Lastly, the first para of the Supreme Court's decision states that the Single Judge who heard the Section 34 petition dismissed the same vide judgement dt. 09.07.2015 for the reason that "in view of the terms of the agreement and the precedents holding the field, the Indian courts have no jurisdiction to entertain the application." This is factually untrue. OMP No. 693/2013 was filed by Union of India challenging the arbitral award. The matter was heard and the court vide its judgement dt. 09.07.2015 did not accept any preliminary objection nor did it hold that Indian courts did not have any jurisdiction. The petition was in fact withdrawn. Thereafter a Review Petition was filed by the Union of India and the review petition was dismissed since the petition under Section 34 was withdrawn. Even at this stage, the Single Judge did not pass any order on merits. It was only the Division Bench that decided that Indian courts could not exercise jurisdiction since Part I was impliedly excluded.
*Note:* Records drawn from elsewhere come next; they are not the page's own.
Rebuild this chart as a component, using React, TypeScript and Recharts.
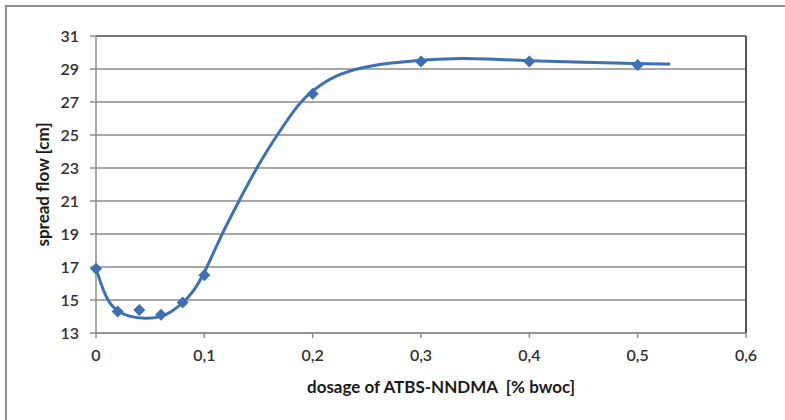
import {
  ComposedChart,
  Line,
  Scatter,
  XAxis,
  YAxis,
  CartesianGrid,
  ReferenceLine,
} from "recharts"

// measured points (markers)
const dosage = [0, 0.02, 0.04, 0.06, 0.08, 0.1, 0.2, 0.3, 0.4, 0.5]
const spreadFlow = [16.9, 14.3, 14.4, 14.1, 14.85, 16.5, 27.5, 29.45, 29.45, 29.25]

// smoothed trend curve
const curveDosage = [
  0, 0.01, 0.02, 0.03, 0.045, 0.06, 0.07, 0.08, 0.09, 0.1, 0.116, 0.132, 0.148,
  0.167, 0.188, 0.2, 0.22, 0.245, 0.27, 0.3, 0.33, 0.36, 0.4, 0.45, 0.5, 0.53,
]
const curveFlow = [
  16.9, 14.9, 14.3, 14.0, 13.85, 13.95, 14.3, 14.8, 15.5, 16.6, 19, 21, 23, 25,
  27, 27.7, 28.6, 29.1, 29.35, 29.55, 29.65, 29.62, 29.5, 29.4, 29.32, 29.3,
]

const xTicks = [0, 0.1, 0.2, 0.3, 0.4, 0.5, 0.6]
const yTicks = [13, 15, 17, 19, 21, 23, 25, 27, 29, 31]

const xTitle = "dosage of ATBS-NNDMA \u00a0[% bwoc]"
const yTitle = "spread flow [cm]"

const points = dosage.map((x, i) => ({ x, y: spreadFlow[i] }))
const curve = curveDosage.map((x, i) => ({ x, y: curveFlow[i] }))

const BLUE = "#3b6fb6"
const FONT = "Lato, 'Open Sans', sans-serif"

function Diamond({ cx, cy }: { cx?: number; cy?: number }) {
  if (cx === undefined || cy === undefined) return null
  const r = 6
  return (
    <polygon
      points={`${cx},${cy - r} ${cx + r},${cy} ${cx},${cy + r} ${cx - r},${cy}`}
      fill={BLUE}
    />
  )
}

const fmt = (v: number) => String(v).replace(".", ",")

export default function App() {
  return (
    <div
      style={{
        position: "absolute",
        left: 0,
        top: 0,
        width: 785,
        height: 420,
        overflow: "hidden",
        background: "#fff",
      }}
    >
      <ComposedChart
        width={785}
        height={420}
        margin={{ top: 36, right: 39, bottom: 0, left: 0 }}
      >
        <CartesianGrid vertical={false} stroke="#a8a8a8" strokeWidth={2} />
        <XAxis
          dataKey="x"
          type="number"
          domain={[0, 0.6]}
          ticks={xTicks}
          tickFormatter={fmt}
          height={87}
          stroke="#8c8c8c"
          strokeWidth={1.5}
          tickSize={5}
          tickMargin={12}
          tick={{ fill: "#303030", fontSize: 16, fontWeight: 600, fontFamily: FONT }}
          label={{
            value: xTitle,
            position: "insideBottom",
            offset: 27,
            dx: 20,
            style: {
              fill: "#1a1a1a",
              fontSize: 17,
              fontWeight: 700,
              fontFamily: FONT,
            },
          }}
        />
        <YAxis
          dataKey="y"
          type="number"
          domain={[13, 31]}
          ticks={yTicks}
          width={96}
          stroke="#8c8c8c"
          strokeWidth={1.5}
          tickSize={6}
          tickMargin={11}
          tick={{ fill: "#303030", fontSize: 16, fontWeight: 600, fontFamily: FONT }}
          label={{
            value: yTitle,
            angle: -90,
            position: "insideLeft",
            offset: 43,
            style: {
              textAnchor: "middle",
              fill: "#1a1a1a",
              fontSize: 17,
              fontWeight: 700,
              fontFamily: FONT,
            },
          }}
        />
        <ReferenceLine y={31} stroke="#7a7a7a" strokeWidth={2} />
        <ReferenceLine x={0.6} stroke="#555" strokeWidth={2} />
        <Line
          data={curve}
          dataKey="y"
          type="basis"
          stroke={BLUE}
          strokeWidth={3}
          dot={false}
          activeDot={false}
          isAnimationActive={false}
        />
        <Scatter
          data={points}
          dataKey="y"
          shape={<Diamond />}
          isAnimationActive={false}
        />
      </ComposedChart>
      {/* outer chart frame, cut off at the right and bottom like the scan */}
      <div
        style={{
          position: "absolute",
          left: 5,
          top: 5,
          width: 820,
          height: 440,
          borderLeft: "2px solid #8f8f8f",
          borderTop: "2px solid #8f8f8f",
          pointerEvents: "none",
          zIndex: 5,
        }}
      />
    </div>
  )
}
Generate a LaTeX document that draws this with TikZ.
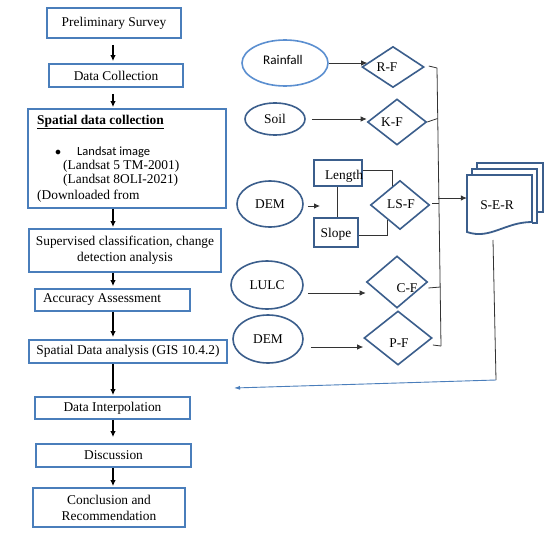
\documentclass[tikz,border=0pt]{standalone}
\usepackage{fontspec}
\setmainfont{Liberation Serif}
\newfontfamily\calib{Carlito}
\usetikzlibrary{shapes.geometric,arrows.meta,calc}
\definecolor{boxblue}{HTML}{4A7EBB}
\definecolor{dblue}{HTML}{3B5E8C}
\definecolor{lblue}{HTML}{5B8FD0}
\definecolor{conncol}{HTML}{333333}
\begin{document}
\begin{tikzpicture}[x=1pt,y=-1pt,
  font=\fontsize{13.4}{16}\selectfont,
  lbox/.style={draw=boxblue, line width=1.8pt, rectangle, inner sep=0pt, align=center},
  ell/.style={ellipse, draw=dblue, line width=1.6pt, inner sep=0pt},
  dia/.style={diamond, draw=dblue, line width=1.6pt, inner sep=0pt},
  sbox/.style={draw=dblue, line width=1.8pt, rectangle, inner sep=0pt},
  txt/.style={inner sep=0pt},
  arr/.style={-{Latex[length=6pt,width=5.5pt]}, line width=1.2pt},
  conn/.style={draw=conncol, line width=0.8pt},
  carr/.style={conn, -{Latex[length=6pt,width=5.5pt]}},
  barr/.style={draw=boxblue, line width=0.9pt, -{Latex[length=6pt,width=4pt]}}]
\useasboundingbox (0,0) rectangle (554,538);
\fill[white] (0,0) rectangle (554,538);

% ---------- left column ----------
\node[lbox, minimum width=134pt, minimum height=30pt] (ps) at (114,23) {Preliminary Survey};
\node[lbox, minimum width=134pt, minimum height=23pt] (dc) at (116,75.5) {Data Collection};
\node[lbox, minimum width=198pt, minimum height=99pt] (sdc) at (127,158.5) {};
\node[txt, anchor=west] (sdct) at (37,122) {\underline{\textbf{Spatial data collection}}};
\node[txt] (bul) at (58,153) {\calib\fontsize{12.5}{14}\selectfont$\bullet$};
\node[txt, anchor=west] (lsi) at (77,152) {\calib\fontsize{12.5}{14}\selectfont Landsat image};
\node[txt, anchor=west] (ls5) at (63,166) {(Landsat 5 TM-2001)};
\node[txt, anchor=west] (ls8) at (63,180) {(Landsat 8OLI-2021)};
\node[txt, anchor=west] (dlf) at (37,196) {(Downloaded from};
\node[lbox, minimum width=192pt, minimum height=43pt] (sup) at (125,250.5) {Supervised classification, change\\detection analysis};
\node[lbox, minimum width=155pt, minimum height=22pt] (acc) at (112.5,300) {};
\node[txt] (acct) at (102,300) {Accuracy Assessment};
\node[lbox, minimum width=198pt, minimum height=23pt] (sda) at (128,351.5) {Spatial Data analysis (GIS 10.4.2)};
\node[lbox, minimum width=155pt, minimum height=22pt] (di) at (112.5,408) {Data Interpolation};
\node[lbox, minimum width=155pt, minimum height=23pt] (dis) at (113.5,455.5) {Discussion};
\node[lbox, minimum width=152pt, minimum height=39pt] (con) at (109,507.5) {Conclusion and\\Recommendation};

\coordinate (col) at (113,0);
\draw[arr] ([yshift=-6pt]ps.south -| col) -- ([yshift=2pt]dc.north -| col);
\draw[arr] ([yshift=-6pt]dc.south -| col) -- ([yshift=1pt]sdc.north -| col);
\draw[arr] (sdc.south -| col) -- ([yshift=1pt]sup.north -| col);
\draw[arr] (sup.south -| col) -- ([yshift=2pt]acc.north -| col);
\draw[arr] (acc.south -| col) -- ([yshift=2pt]sda.north -| col);
\draw[arr] (sda.south -| col) -- ([yshift=1pt]di.north -| col);
\draw[arr] (di.south -| col) -- ([yshift=6pt]dis.north -| col);
\draw[arr] (dis.south -| col) -- ([yshift=1pt]con.north -| col);

% ---------- right side ----------
\node[ell, draw=lblue, minimum width=86pt, minimum height=46pt] (rain) at (285,63) {};
\node[txt] (raint) at (283,60) {\calib\fontsize{13.2}{15}\selectfont Rainfall};
\node[ell, minimum width=60pt, minimum height=32pt] (soil) at (275,119) {Soil};
\node[ell, minimum width=66pt, minimum height=46pt] (dem1) at (270,204) {DEM};
\node[ell, minimum width=72pt, minimum height=48pt] (lulc) at (267,285) {LULC};
\node[ell, minimum width=70pt, minimum height=48pt] (dem2) at (268,339) {DEM};

\node[dia, minimum width=62pt, minimum height=41pt] (rf) at (393,67) {};
\node[txt] (rft) at (387,67) {R-F};
\node[dia, minimum width=59pt, minimum height=46pt] (kf) at (397,122) {};
\node[txt] (kft) at (392,122) {K-F};
\node[dia, minimum width=59pt, minimum height=49pt] (lsf) at (400,205) {};
\node[txt] (lsft) at (401,204) {LS-F};
\node[dia, minimum width=61pt, minimum height=52pt] (cf) at (397,282) {};
\node[txt] (cft) at (407,288) {C-F};
\node[dia, minimum width=68pt, minimum height=54pt] (pf) at (398,338) {};
\node[txt] (pft) at (399,343) {P-F};

\node[sbox, minimum width=48pt, minimum height=26pt] (len) at (338,173) {};
\node[txt] (lent) at (344,176) {Length};
\node[sbox, minimum width=44pt, minimum height=29pt] (slope) at (336,232.5) {};
\node[txt] (slopet) at (336,234) {Slope};

% S-E-R multi-document
\draw[dblue, line width=1.8pt] (477,169) -- (477,163) -- (543,163) -- (543,212) -- (537,212);
\draw[dblue, line width=1.8pt] (472,175) -- (472,169) -- (537,169) -- (537,223) -- (532,223);
\draw[dblue, line width=1.8pt, fill=white] (467,232) -- (467,175) -- (532,175) -- (532,222)
   .. controls (505,222) and (490,240) .. (467,232) -- cycle;
\node[txt, minimum width=65pt, minimum height=57pt] (ser) at (499.5,203.5) {};
\node[txt] (sert) at (497,205) {S-E-R};

% arrows into factors
\draw[carr] (rain.east) -- ([xshift=6pt]rain.east -| rf.west);
\draw[carr] ([xshift=6pt]soil.east) -- (soil.east -| kf.west);
\coordinate (dtip) at (320,206);
\draw[carr] ($(dem1.east)+(4,2)$) -- (dtip);
\draw[carr] ($(lulc.east)+(4,8)$) -- ($(lulc.east -| cf.west)+(0,8)$);
\draw[carr] ($(dem2.east)+(7,8)$) -- ($(dem2.east -| pf.west)+(0,8)$);

% Length / Slope to LS-F
\draw[conn] ($(len.south)+(-1,0)$) -- ($(slope.north)+(1,0)$);
\coordinate (lsa) at ($(lsf.north)!0.24!(lsf.west)$);
\coordinate (lsb) at ($(lsf.south)!0.4!(lsf.west)$);
\draw[conn] ($(len.east)+(0,-3)$) -| (lsa);
\draw[conn] ($(slope.east)+(0,2.5)$) -| (lsb);

% collector
\coordinate (ctop) at (437,68);
\coordinate (cbot) at (441,346);
\draw[conn] (ctop) -- (cbot);
\draw[conn] ($(rf.east)+(4,-1)$) -- (ctop);
\coordinate (ck) at (437.5,118.5);
\draw[conn] (kf.east) -- (ck);
\coordinate (cls) at (438.5,203);
\draw[conn] ($(lsf.east)+(2,-2)$) -- (cls);
\coordinate (cls2) at (438.3,198);
\draw[carr] (cls2) -- (ser.west |- cls2);
\coordinate (cc) at (440.5,287);
\draw[conn] ($(cf.east)+(0,6)$) -- (cc);
\draw[conn] ($(pf.east)+(0,7)$) -- (cbot);

% S-E-R back to analysis
\coordinate (sst) at (493,240);
\coordinate (sb) at (496,380);
\coordinate (bend) at (234,388);
\draw[conn] (sst) -- (sb);
\draw[barr] (sb) -- (bend);
\end{tikzpicture}
\end{document}
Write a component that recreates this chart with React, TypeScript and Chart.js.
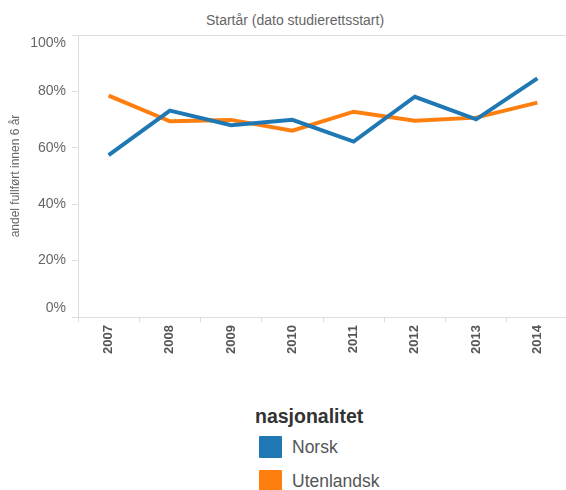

Consequently, Para 2 of the decision of the Supreme Court is also factually erroneous in that the Division Bench did not concur with the Single Judge's view on jurisdiction and applicability of Part I because no view was expressed by the Single Judge!
All said and done, the case is an apt example as to why arbitration agreements should be drafted precisely and should include the choice of seat or place of the arbitration.
All said and done, the case is an apt example as to why arbitration agreements should be drafted precisely and should include the choice of seat or place of the arbitration.